Asceticism occupies an ideal intermediary state between the plane of direct, Olympian, and initiatory regality and the plane of rite and of dharma. Asceticism also presents two features or qualifications that from a broader perspective may be considered as qualifications of the same traditional spirit. The first aspect of the ascetic path is action, understood as heroic action; the second aspect is asceticism in the technical sense of the word, especially with reference to the path of contemplation. Beyond complete traditional forms and in more recent times some civilizations have arisen that were inspired in different degrees by either one of these two poles. Later on we shall see what role the two aspects have played in the dynamism of historical forces, even on the plane that is related to the ethnic and racial factor. In order to grasp the spirit of an ascetical tradition at a pure state it is necessary to leave out of consideration the meanings that have been associated with the term asceticism in the world of Western religiosity. Action and knowledge are two fundamental human faculties; in both domains it is possible to accomplish an integration capable of removing human limitations. The asceticism of contemplation consists of the integration of the knowing faculty (achieved through detachment from sensible reality) with the neutralization of individual rationalizing faculties and with the progressive stripping of the nucleus of consciousness, which thus becomes “free from conditionings” and subtracts itself from the limitation and from the necessity of any determination, whether real or virtual. Once all the dross and obstructions are removed (opus remotionis), participation in the overworld takes place in the form of a vision or an enlightenment. As the peak of the ascetical path, this point also represents at the same time the beginning of a truly continuous, progressive ascent that realizes states of being truly superior to the human condition.
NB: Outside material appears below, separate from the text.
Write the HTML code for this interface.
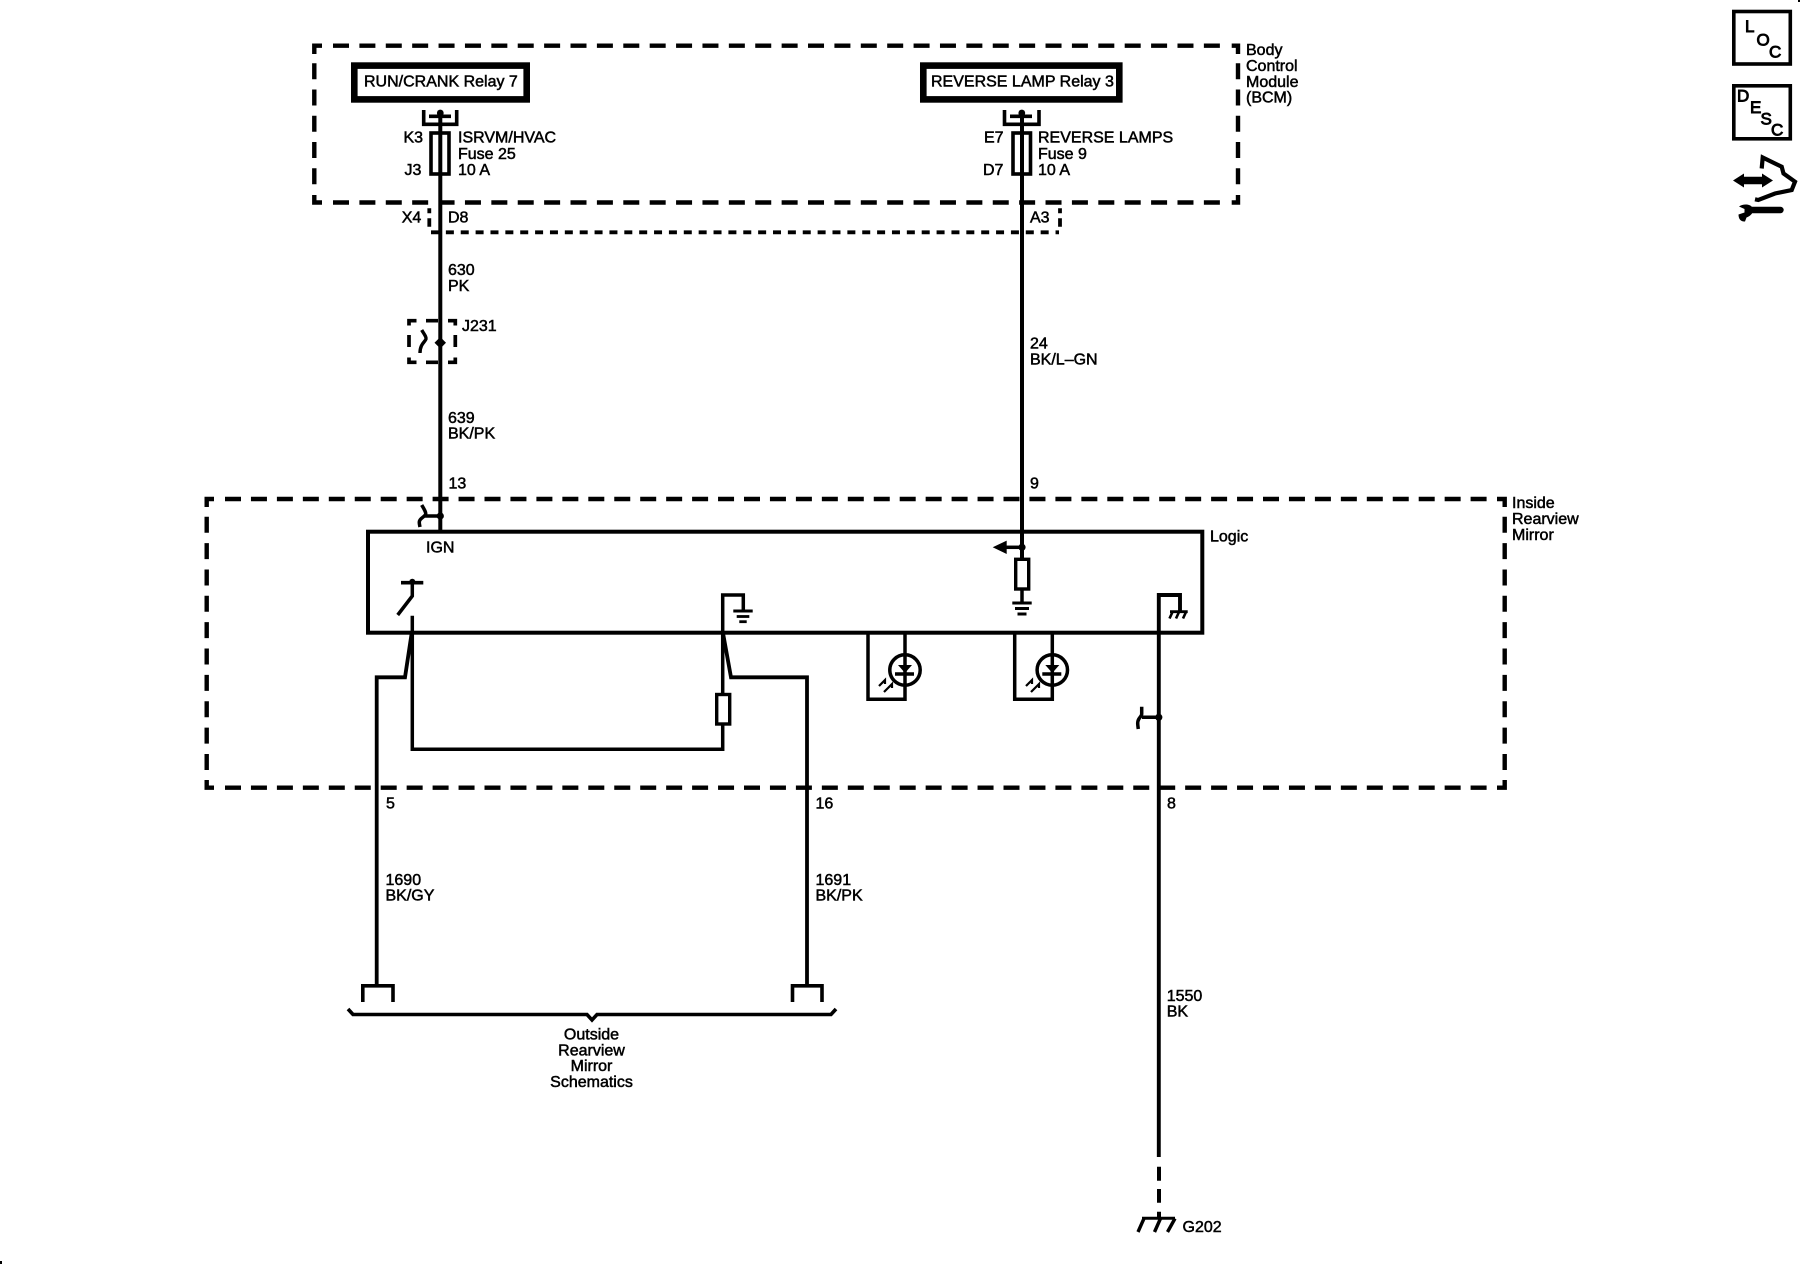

The essential ideals of the ascetical path are the universal as knowledge and knowledge as liberation.
The ascetical detachment typical of the contemplative path implies “renunciation.” In this regard, it is necessary to prevent the misunderstanding occasioned by some inferior forms of asceticism. It is important to emphasize the different meanings that renunciation assumed in higher forms of ancient and Eastern asceticism on the one hand, and in most of Western and especially Christian asceticism on the other hand. In the latter, renunciation often assumed the character of a repression and of a “mortification”; the Christian ascetic becomes detached from the objects of desire not because he no longer has any desire, but in order to mortify himself and to “escape temptation.” In the former, renunciation proceeds from a natural distaste for objects that are usually attractive and yearned for; this distaste is motivated by the fact that one directly desires—or better, wills—something the world of conditioned experience cannot grant. In this case, what leads to renunciation is the natural nobility of one’s desire rather than an external intervention aimed at slowing down, mortifying, and inhibiting the faculty of desire in a vulgar nature. After all, the emotional phase, even in its purest and noblest forms, is only found at the introductory levels in higher forms of asceticism; in later stages, it is consumed by the intellectual fire and by the arid splendor of pure contemplation.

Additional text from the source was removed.